_TASK TO CARRY OUT:_
Give the listing again exactly, omitting its images.

* BEGIN *

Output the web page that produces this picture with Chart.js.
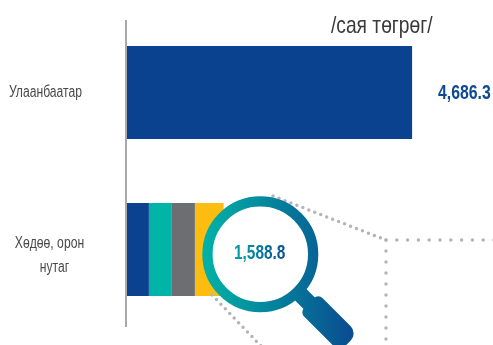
<!DOCTYPE html>
<html>
<head>
<meta charset="utf-8">
<script src="https://cdn.jsdelivr.net/npm/chart.js@4/dist/chart.umd.min.js"></script>
<style>
  html, body { margin: 0; padding: 0; background: #fff; overflow: hidden; }
  canvas { display: block; }
</style>
</head>
<body>
<canvas id="MoneyChart" width="493" height="345"></canvas>
<script>
const categories = [['Улаанбаатар'], ['Хөдөө, орон', 'нутаг']];
const part1 = [4686.3, 360];
const part2 = [0, 378];
const part3 = [0, 378];
const part4 = [0, 472.8];
const totals = ['4,686.3', '1,588.8'];
const unit = '/сая төгрөг/';

const FONT = '"Liberation Sans", sans-serif';

function dots(ctx, points, gap) {
    ctx.save();
    ctx.strokeStyle = '#b4b5b8';
    ctx.lineWidth = 3.5;
    ctx.lineCap = 'round';
    ctx.setLineDash([0, gap]);
    ctx.beginPath();
    points.forEach((p, i) => i ? ctx.lineTo(p[0], p[1]) : ctx.moveTo(p[0], p[1]));
    ctx.stroke();
    ctx.restore();
}

// the original type is condensed, no such font here so squeeze it
function narrowText(ctx, text, x, y, sx, align) {
    ctx.save();
    ctx.translate(x, y);
    ctx.scale(sx, 1);
    ctx.textAlign = align || 'left';
    ctx.textBaseline = 'middle';
    ctx.fillText(text, 0, 0);
    ctx.restore();
}

// axis line, labels and the magnifier
const extras = {
    id: 'extras',
    beforeDraw(chart) {
        const ctx = chart.ctx;
        ctx.save();
        ctx.fillStyle = '#fff';
        ctx.fillRect(0, 0, chart.width, chart.height);
        ctx.restore();
    },
    afterDatasetsDraw(chart) {
        const ctx = chart.ctx;
        const y = chart.scales.y;
        ctx.save();

        ctx.fillStyle = '#a7a9ac';
        ctx.fillRect(125, 20, 2, 307);

        ctx.fillStyle = '#4a4a4a';
        ctx.font = '16px ' + FONT;
        const y0 = y.getPixelForValue(0);
        const y1 = y.getPixelForValue(1);
        narrowText(ctx, categories[0][0], 45.5, y0, 0.76, 'center');
        narrowText(ctx, categories[1][0], 49.5, y1 - 5.5, 0.76, 'center');
        narrowText(ctx, categories[1][1], 54.5, y1 + 18.5, 0.76, 'center');

        ctx.fillStyle = '#3a3a3a';
        ctx.font = '24px ' + FONT;
        narrowText(ctx, unit, 331, 26, 0.8);

        ctx.fillStyle = '#0c4a92';
        ctx.font = 'bold 19.5px ' + FONT;
        narrowText(ctx, totals[0], 438, y0 + 1, 0.81);

        dots(ctx, [[273, 196], [386, 240]], 6.4);
        dots(ctx, [[386, 240], [495, 240]], 10.8);
        dots(ctx, [[386, 240], [386, 347]], 11);
        dots(ctx, [[212, 295], [262, 347]], 6.4);

        const grad = ctx.createLinearGradient(202, 0, 355, 0);
        grad.addColorStop(0, '#00b3a7');
        grad.addColorStop(1, '#0a4a90');

        // handle
        ctx.strokeStyle = grad;
        ctx.fillStyle = grad;
        ctx.lineWidth = 16;
        ctx.beginPath();
        ctx.moveTo(298, 292);
        ctx.lineTo(312, 306);
        ctx.stroke();
        const hx = 309, hy = 303, hl = 56, hw = 26;
        const corners = [[0, -hw / 2], [hl, -hw / 2], [hl, hw / 2], [0, hw / 2]].map(p => [
            hx + (p[0] - p[1]) * Math.SQRT1_2,
            hy + (p[0] + p[1]) * Math.SQRT1_2
        ]);
        ctx.beginPath();
        ctx.moveTo((corners[0][0] + corners[3][0]) / 2, (corners[0][1] + corners[3][1]) / 2);
        for (let i = 0; i < 4; i++) {
            const a = corners[i], b = corners[(i + 1) % 4];
            ctx.arcTo(a[0], a[1], b[0], b[1], i === 0 || i === 3 ? 6 : 10);
        }
        ctx.closePath();
        ctx.fill();

        // lens
        ctx.fillStyle = '#fff';
        ctx.beginPath();
        ctx.arc(260.3, 254.3, 50, 0, Math.PI * 2);
        ctx.fill();
        ctx.lineWidth = 10.3;
        ctx.beginPath();
        ctx.arc(260.3, 254.3, 52.85, 0, Math.PI * 2);
        ctx.stroke();

        // gradient runs in the text's own squeezed coordinates
        const textGrad = ctx.createLinearGradient(0, 0, 66, 0);
        textGrad.addColorStop(0, '#00a3a8');
        textGrad.addColorStop(1, '#0c4f92');
        ctx.fillStyle = textGrad;
        ctx.font = 'bold 19.5px ' + FONT;
        narrowText(ctx, totals[1], 234, y1 + 4, 0.79);

        ctx.restore();
    }
};

new Chart(document.getElementById('MoneyChart').getContext('2d'), {
    type: 'bar',
    data: {
        labels: categories,
        datasets: [
            { data: part1, backgroundColor: '#0a428f' },
            { data: part2, backgroundColor: '#00b5a8' },
            { data: part3, backgroundColor: '#6d6e71' },
            { data: part4, backgroundColor: '#fdbd10' }
        ]
    },
    options: {
        indexAxis: 'y',
        responsive: false,
        animation: false,
        layout: { padding: { top: 14, bottom: 17, right: 1 } },
        plugins: { legend: { display: false }, tooltip: { enabled: false } },
        datasets: { bar: { barPercentage: 0.592, categoryPercentage: 1 } },
        scales: {
            x: { stacked: true, display: false, min: 0, max: 6000 },
            y: {
                stacked: true,
                afterFit: s => { s.width = 127; s.paddingTop = 0; s.paddingBottom = 0; },
                border: { display: false },
                grid: { display: false, drawTicks: false },
                ticks: { display: false }
            }
        }
    },
    plugins: [extras]
});
</script>
</body>
</html>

* END *

_TASK SOLUTION:_
Output the web page that produces this picture with Chart.js.
<!DOCTYPE html>
<html>
<head>
<meta charset="utf-8">
<script src="https://cdn.jsdelivr.net/npm/chart.js@4/dist/chart.umd.min.js"></script>
<style>
  html, body { margin: 0; padding: 0; background: #fff; overflow: hidden; }
  canvas { display: block; }
</style>
</head>
<body>
<canvas id="MoneyChart" width="493" height="345"></canvas>
<script>
const categories = [['Улаанбаатар'], ['Хөдөө, орон', 'нутаг']];
const part1 = [4686.3, 360];
const part2 = [0, 378];
const part3 = [0, 378];
const part4 = [0, 472.8];
const totals = ['4,686.3', '1,588.8'];
const unit = '/сая төгрөг/';

const FONT = '"Liberation Sans", sans-serif';

function dots(ctx, points, gap) {
    ctx.save();
    ctx.strokeStyle = '#b4b5b8';
    ctx.lineWidth = 3.5;
    ctx.lineCap = 'round';
    ctx.setLineDash([0, gap]);
    ctx.beginPath();
    points.forEach((p, i) => i ? ctx.lineTo(p[0], p[1]) : ctx.moveTo(p[0], p[1]));
    ctx.stroke();
    ctx.restore();
}

// the original type is condensed, no such font here so squeeze it
function narrowText(ctx, text, x, y, sx, align) {
    ctx.save();
    ctx.translate(x, y);
    ctx.scale(sx, 1);
    ctx.textAlign = align || 'left';
    ctx.textBaseline = 'middle';
    ctx.fillText(text, 0, 0);
    ctx.restore();
}

// axis line, labels and the magnifier
const extras = {
    id: 'extras',
    beforeDraw(chart) {
        const ctx = chart.ctx;
        ctx.save();
        ctx.fillStyle = '#fff';
        ctx.fillRect(0, 0, chart.width, chart.height);
        ctx.restore();
    },
    afterDatasetsDraw(chart) {
        const ctx = chart.ctx;
        const y = chart.scales.y;
        ctx.save();

        ctx.fillStyle = '#a7a9ac';
        ctx.fillRect(125, 20, 2, 307);

        ctx.fillStyle = '#4a4a4a';
        ctx.font = '16px ' + FONT;
        const y0 = y.getPixelForValue(0);
        const y1 = y.getPixelForValue(1);
        narrowText(ctx, categories[0][0], 45.5, y0, 0.76, 'center');
        narrowText(ctx, categories[1][0], 49.5, y1 - 5.5, 0.76, 'center');
        narrowText(ctx, categories[1][1], 54.5, y1 + 18.5, 0.76, 'center');

        ctx.fillStyle = '#3a3a3a';
        ctx.font = '24px ' + FONT;
        narrowText(ctx, unit, 331, 26, 0.8);

        ctx.fillStyle = '#0c4a92';
        ctx.font = 'bold 19.5px ' + FONT;
        narrowText(ctx, totals[0], 438, y0 + 1, 0.81);

        dots(ctx, [[273, 196], [386, 240]], 6.4);
        dots(ctx, [[386, 240], [495, 240]], 10.8);
        dots(ctx, [[386, 240], [386, 347]], 11);
        dots(ctx, [[212, 295], [262, 347]], 6.4);

        const grad = ctx.createLinearGradient(202, 0, 355, 0);
        grad.addColorStop(0, '#00b3a7');
        grad.addColorStop(1, '#0a4a90');

        // handle
        ctx.strokeStyle = grad;
        ctx.fillStyle = grad;
        ctx.lineWidth = 16;
        ctx.beginPath();
        ctx.moveTo(298, 292);
        ctx.lineTo(312, 306);
        ctx.stroke();
        const hx = 309, hy = 303, hl = 56, hw = 26;
        const corners = [[0, -hw / 2], [hl, -hw / 2], [hl, hw / 2], [0, hw / 2]].map(p => [
            hx + (p[0] - p[1]) * Math.SQRT1_2,
            hy + (p[0] + p[1]) * Math.SQRT1_2
        ]);
        ctx.beginPath();
        ctx.moveTo((corners[0][0] + corners[3][0]) / 2, (corners[0][1] + corners[3][1]) / 2);
        for (let i = 0; i < 4; i++) {
            const a = corners[i], b = corners[(i + 1) % 4];
            ctx.arcTo(a[0], a[1], b[0], b[1], i === 0 || i === 3 ? 6 : 10);
        }
        ctx.closePath();
        ctx.fill();

        // lens
        ctx.fillStyle = '#fff';
        ctx.beginPath();
        ctx.arc(260.3, 254.3, 50, 0, Math.PI * 2);
        ctx.fill();
        ctx.lineWidth = 10.3;
        ctx.beginPath();
        ctx.arc(260.3, 254.3, 52.85, 0, Math.PI * 2);
        ctx.stroke();

        // gradient runs in the text's own squeezed coordinates
        const textGrad = ctx.createLinearGradient(0, 0, 66, 0);
        textGrad.addColorStop(0, '#00a3a8');
        textGrad.addColorStop(1, '#0c4f92');
        ctx.fillStyle = textGrad;
        ctx.font = 'bold 19.5px ' + FONT;
        narrowText(ctx, totals[1], 234, y1 + 4, 0.79);

        ctx.restore();
    }
};

new Chart(document.getElementById('MoneyChart').getContext('2d'), {
    type: 'bar',
    data: {
        labels: categories,
        datasets: [
            { data: part1, backgroundColor: '#0a428f' },
            { data: part2, backgroundColor: '#00b5a8' },
            { data: part3, backgroundColor: '#6d6e71' },
            { data: part4, backgroundColor: '#fdbd10' }
        ]
    },
    options: {
        indexAxis: 'y',
        responsive: false,
        animation: false,
        layout: { padding: { top: 14, bottom: 17, right: 1 } },
        plugins: { legend: { display: false }, tooltip: { enabled: false } },
        datasets: { bar: { barPercentage: 0.592, categoryPercentage: 1 } },
        scales: {
            x: { stacked: true, display: false, min: 0, max: 6000 },
            y: {
                stacked: true,
                afterFit: s => { s.width = 127; s.paddingTop = 0; s.paddingBottom = 0; },
                border: { display: false },
                grid: { display: false, drawTicks: false },
                ticks: { display: false }
            }
        }
    },
    plugins: [extras]
});
</script>
</body>
</html>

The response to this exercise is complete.